Os documentos da Inquisição mostram bem essa tensão: enquanto muitas mulheres eram reprimidas, algumas alcançavam notoriedade ao liderar grupos, produzir visões místicas ou influenciar comunidades. Toby Green lembra que esses eram “os únicos casos em que os papéis de gênero se invertiam”, o que explica a tentativa da Inquisição de contê-las com vigor crescente.

Alguns exemplos dramáticos aparecem nos registros. Francisca Mejía, cuja suposta possessão demoníaca mobilizou comunidades e clérigos e cujos episódios incluíam manifestações intensas de religiosidade e influência espiritual. Juana de los Reyes, outra mulher cuja fama mística se espalhou e que passou a ser vista como intermediária entre o mundo espiritual e a sociedade, mesmo diante da repressão inquisitorial.

Essas mulheres se tornaram figuras de peso justamente porque ocupavam um espaço religioso que escapava parcialmente ao controle masculino. Eles incomodaram e muito os clérigos por suas visões e supostas mensagens divinas não ficarem no limite controlado pelos dógmas da igreja.

Um caso muito famoso é o de Joana D’Arc, a “donzela de Orleans”, que foi peça fundamental na história francesa. Ainda assim, ela acabou sendo condenada à fogueira pela igreja Católica por causa de suas visões, tidas como manifestações demoníacas. Ela se negou até o final a se retratar e ceder à pressão dos clérigos que a acusavam e terminaram por condená-la.

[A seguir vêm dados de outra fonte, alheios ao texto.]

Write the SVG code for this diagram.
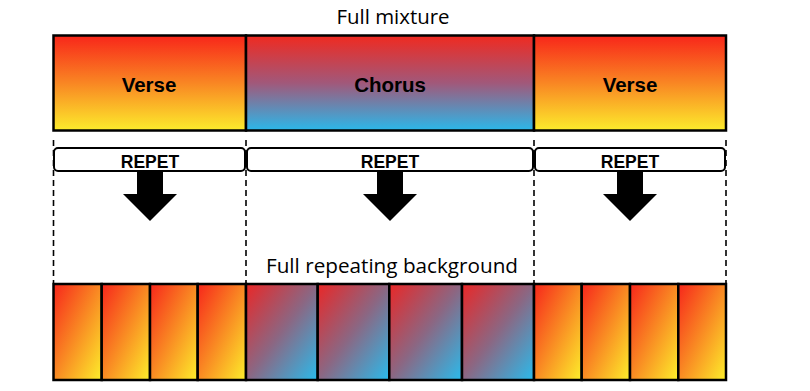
<svg xmlns="http://www.w3.org/2000/svg" width="810" height="391" viewBox="0 0 810 391">
<defs>
<linearGradient id="gVerse" x1="0" y1="0" x2="0" y2="1">
<stop offset="0" stop-color="#f8261a"/>
<stop offset="0.5" stop-color="#f98623"/>
<stop offset="1" stop-color="#fcec2c"/>
</linearGradient>
<linearGradient id="gChorus" x1="0" y1="0" x2="0" y2="1">
<stop offset="0" stop-color="#f02a20"/>
<stop offset="0.5" stop-color="#a1587a"/>
<stop offset="1" stop-color="#2bb8ea"/>
</linearGradient>
<linearGradient id="dVerse" x1="0" y1="0" x2="1" y2="1">
<stop offset="0" stop-color="#f7261b"/>
<stop offset="0.5" stop-color="#f98a23"/>
<stop offset="1" stop-color="#fdef2b"/>
</linearGradient>
<linearGradient id="dChorus" x1="0" y1="0" x2="1" y2="1">
<stop offset="0" stop-color="#ea2727"/>
<stop offset="0.5" stop-color="#8b6783"/>
<stop offset="1" stop-color="#2abbec"/>
</linearGradient>
</defs>
<style>
.box{stroke:#000;stroke-width:2.5}
.cell{stroke:#000;stroke-width:2.5}
.lbl{font-family:"Liberation Sans",Arial,sans-serif;font-weight:bold;font-size:20.5px;text-anchor:middle;fill:#000}
.rep{font-family:"Liberation Sans",Arial,sans-serif;font-weight:bold;font-size:17.5px;text-anchor:middle;fill:#000}
.ttl{font-family:"Open Sans","Liberation Sans",sans-serif;font-size:20px;text-anchor:middle;fill:#000}
.rbox{fill:#fff;stroke:#000;stroke-width:2}
.dash{stroke:#000;stroke-width:1.6;stroke-dasharray:6 4;fill:none}
.arrow{fill:#000}
</style>
<rect width="810" height="391" fill="#fff"/>
<text class="ttl" x="393" y="24" textLength="113" lengthAdjust="spacingAndGlyphs">Full mixture</text>
<g id="connectors">
<line class="dash" x1="53.5" y1="140" x2="53.5" y2="283"/>
<line class="dash" x1="246" y1="140" x2="246" y2="283"/>
<line class="dash" x1="534" y1="140" x2="534" y2="283"/>
<line class="dash" x1="726" y1="140" x2="726" y2="283"/>
</g>
<g id="verse1">
<rect class="box" x="53.5" y="35.5" width="192.5" height="95" fill="url(#gVerse)"/>
<text class="lbl" x="149" y="92">Verse</text>
</g>
<g id="chorus">
<rect class="box" x="246" y="35.5" width="288" height="95" fill="url(#gChorus)"/>
<text class="lbl" x="390" y="92">Chorus</text>
</g>
<g id="verse2">
<rect class="box" x="534" y="35.5" width="192" height="95" fill="url(#gVerse)"/>
<text class="lbl" x="630" y="92">Verse</text>
</g>
<g id="repet1">
<rect class="rbox" x="54" y="148" width="191" height="23" rx="4"/>
<text class="rep" x="150" y="167.5">REPET</text>
<polygon class="arrow" points="137,172 163,172 163,194 177,194 150,221 123,194 137,194"/>
</g>
<g id="repet2">
<rect class="rbox" x="247" y="148" width="286" height="23" rx="4"/>
<text class="rep" x="390" y="167.5">REPET</text>
<polygon class="arrow" points="377,172 403,172 403,194 417,194 390,221 363,194 377,194"/>
</g>
<g id="repet3">
<rect class="rbox" x="535" y="148" width="190" height="23" rx="4"/>
<text class="rep" x="630" y="167.5">REPET</text>
<polygon class="arrow" points="617,172 643,172 643,194 657,194 630,221 603,194 617,194"/>
</g>
<text class="ttl" x="392" y="273" textLength="252" lengthAdjust="spacingAndGlyphs">Full repeating background</text>
<g id="background">
<rect class="cell" x="53.5" y="284" width="48.2" height="96" fill="url(#dVerse)"/>
<rect class="cell" x="101.7" y="284" width="48.3" height="96" fill="url(#dVerse)"/>
<rect class="cell" x="150" y="284" width="47.7" height="96" fill="url(#dVerse)"/>
<rect class="cell" x="197.7" y="284" width="48.3" height="96" fill="url(#dVerse)"/>
<rect class="cell" x="246" y="284" width="71.7" height="96" fill="url(#dChorus)"/>
<rect class="cell" x="317.7" y="284" width="71.6" height="96" fill="url(#dChorus)"/>
<rect class="cell" x="389.3" y="284" width="72.7" height="96" fill="url(#dChorus)"/>
<rect class="cell" x="462" y="284" width="72" height="96" fill="url(#dChorus)"/>
<rect class="cell" x="534" y="284" width="47.7" height="96" fill="url(#dVerse)"/>
<rect class="cell" x="581.7" y="284" width="48.3" height="96" fill="url(#dVerse)"/>
<rect class="cell" x="630" y="284" width="48.3" height="96" fill="url(#dVerse)"/>
<rect class="cell" x="678.3" y="284" width="47.7" height="96" fill="url(#dVerse)"/>
</g>
</svg>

Senhoras, intelectuais, artesãs e trabalhadoras

A educação não era “coisa de mulher”, pelo menos na maior parte do tempo. Ainda assim, algumas mulheres e em algumas regiões recebiam educação, já que poderiam ter que assumir suas casas e a administração de suas propriedades. Ainda mais que seus maridos passavam longos períodos fora, geralmente em guerras e viagens.

Algumas dessas nobres se tornaram figuras femininas de destaque na Europa medieval, tais como Eleanor da Aquitânia, Hildegarda de Bingen, e mais tarde a já citada Christine de Pisan.

Embora raramente citadas nominalmente, trabalhadores medievais incluíam muitas mulheres desempenhando funções essenciais, como de fiandeiras e artesãs. Em diversos casos elas eram fundamentais nos ambientes de produção e inclusive podiam herdar a oficina em caso de viuvês.

No que diz respeito aos aspectos religiosos, tanto a obra de Verdon quanto a de Toby Green revelam como, em contextos de perseguição religiosa, mulheres judias assumiam papéis centrais em suas comunidades. Um exemplo forte é o de Guiomar, que mesmo vivendo em um ambiente hostil guardava e transmitia rituais judaicos, ensinando-os secretamente a outras mulheres da família — um ato de resistência religiosa e cultural em um período de vigilância intensa.

Enfim, o mundo da Idade Média era masculino, sendo as funções políticas e religiosas ocupadas em geral por homens. Ainda assim, mesmo vivendo em um mundo que restringia seus movimentos, temos como foi mostrado algumas lacunas e figuras femininas que conseguiram se destacar. Seus gestos — públicos ou silenciosos — moldaram tradições, desafiaram moralidades, influenciaram políticas e deixaram marcas que a historiografia moderna começa, enfim, a reconhecer em profundidade.